After the Porter incident, the Occupiers issued a statement reaffirming their commitment to nonviolence. It is a statement that might form part of what Branson calls a "social compact" that the group may develop for members to subscribe to if they wish to continue participating in the effort.
Such an agreement, Branson says, is likely key to a process by which the Occupation could apply for a permit from the city that, if granted, could create a legal structure under which Occupiers and city officials alike would be confident in orderly management of the encampment.
But what's in such a permit request, what's agreed to by the City Council over the next few weeks, and even whether the group is going to apply in the first place are unclear at the moment. Branson says that the First Amendment nature of the protest does not require a permit, but says such an agreement with the city could help address public-safety concerns that might trump the Occupiers' constitutional rights if the case ended up in court.
The very suggestion of a requirement that Occupiers agree to a certain set of rules — as well as what Branson characterizes as a city intention of "compressing the number of tents and people in Lincoln Park" — already conflict with the all-inclusive, all-welcoming principle that has helped define a movement that stands for "the 99 percent."

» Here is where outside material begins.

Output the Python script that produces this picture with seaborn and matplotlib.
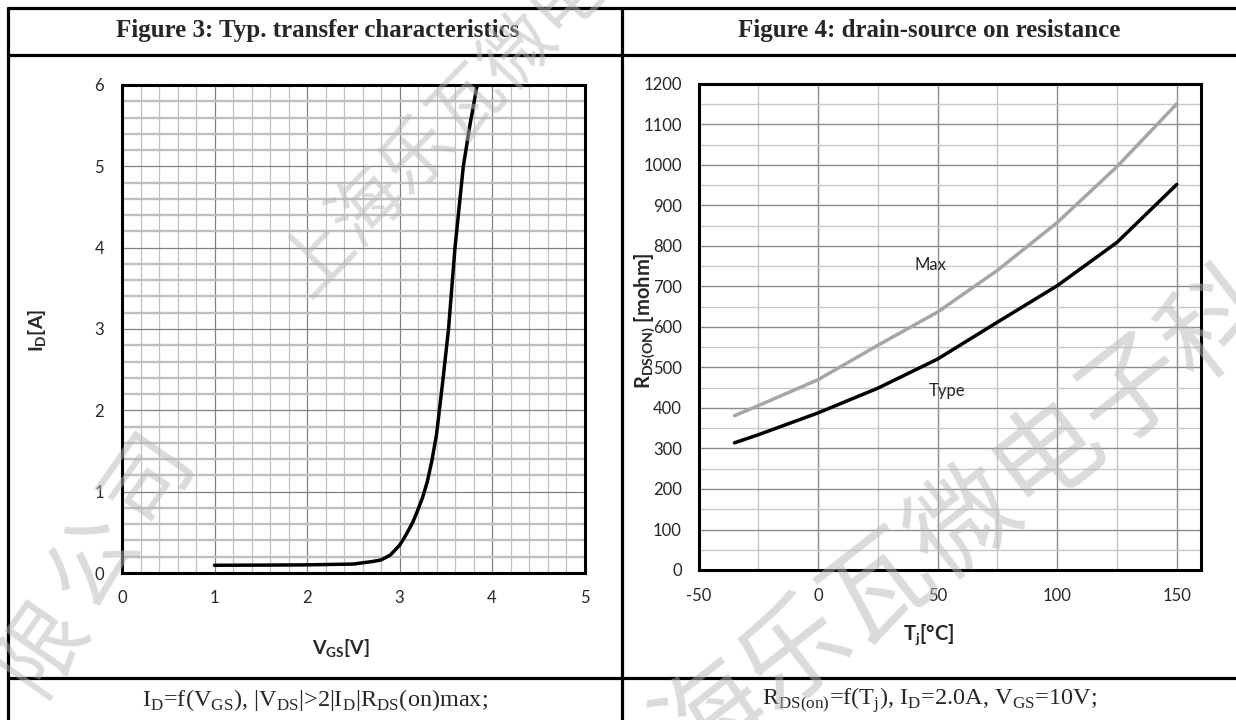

And all such discussions, which (like the Monday night General Assembly) can result in drawn-out meetings with often circular conversations, shift away from the wider issues concerning the 99 percent. (The Portland group has not been totally diverted; they organized a couple of small protests over the past few days.)
"We get distracted by what authorities throw at us," Jonah Fertig told the group Monday evening. Porter put it more plainly: "We're bogged down" by smaller issues, he said. "We have not addressed the issues that we are actually here for."
Porter suggested making a backup plan for what could happen if the city does not approve a permit, or if the Occupiers don't decide to ask for one. He proposed seeking a parcel of private property where the Occupation could continue without so much interference from local government, and return to its core messages of concern about financial inequality and corporate interference in politics.
It's only a short step from that idea to leaving the encampments behind entirely and making reality out of what has until now been just a popular slogan: Occupy Everywhere.